Deputy Prime Minister and Trade Minister Eli Yishai had also called on his cabinet colleagues to ratify the deal, regardless of the report on Arad.
"The cabinet must ratify the prisoner exchange deal today and bring our sons home," said Yishai, who heads the ultra-Orthodox Shas party, prior to the cabinet vote.
"I am sure that if it were possible to return Ron Arad, the Goldwasser and Regev families would not prevent it. The deal today will not endanger the well-being of Gilad Shalit, and it must be approved immediately," he said.
Following the vote, Yishai said that the ratification has been made with a "heavy heart," though he added that it was "less costly" than other deals Israel has approved.
Housing and Construction Minister Ze'ev Boim was one of the three Cabinet members to oppose the deal. He said he was afraid the swap would make it harder for Israel to win the release of a third Israeli soldier, Gilad Shalit, held by Gaza militants and believed to be alive.
"No one should be surprised if Hamas will now raise the price for freeing [Shalit]," Boim said.
Minister Isaac Herzog called the decision to swap Kuntar "tormenting," adding: "Clearly we opted for a resolution that fulfills our prime rule since the creation of the state of Israel, and this is to bring back our sons home, despite the toll."
PFLP in Syria: Leave fighters' bodies on Palestinian land
A radical Palestinian faction said Tuesday it does not want its fighters' bodies repatriated as part of the prisoner swap.
Israel is expected to return the bodies of about 200 Lebanese and Palestinian fighters Wednesday, in addition to the five Lebanese prisoners, in exchange for Regev and Goldwasser.
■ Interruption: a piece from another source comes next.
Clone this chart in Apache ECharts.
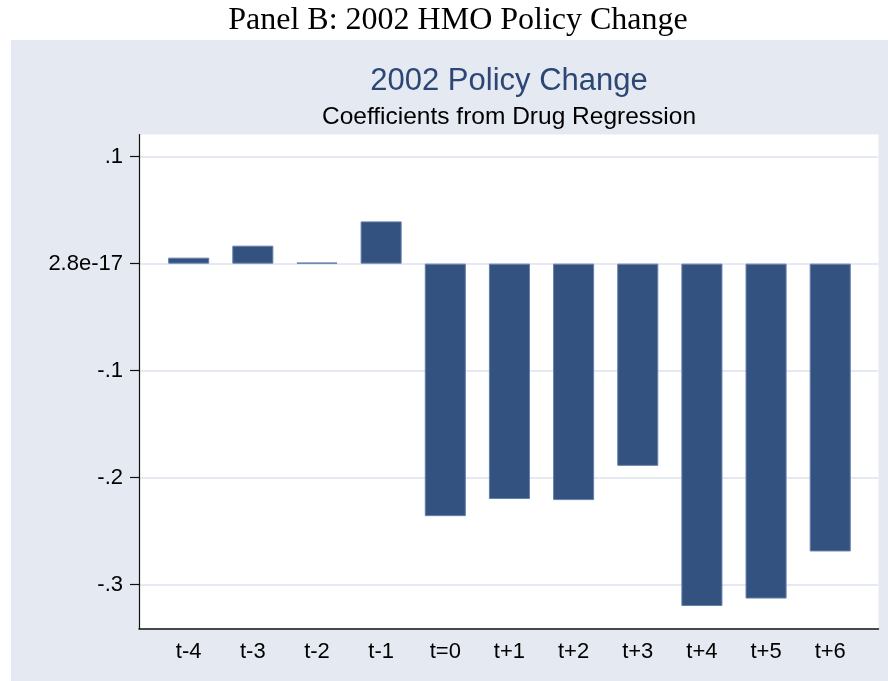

It has not revealed the identities of the militants whose bodies will be returned.
On Tuesday, the Syria-based Popular Front for the Liberation of Palestine-General Command said it wants its members' bodies to remain on Palestinian land, as the fighters would have wished.
Spokesman Anwar Raja tells The Associated Press the PFLP-GC has urged Hezbollah to exclude the remains of its fighters from the swap. He did not elaborate.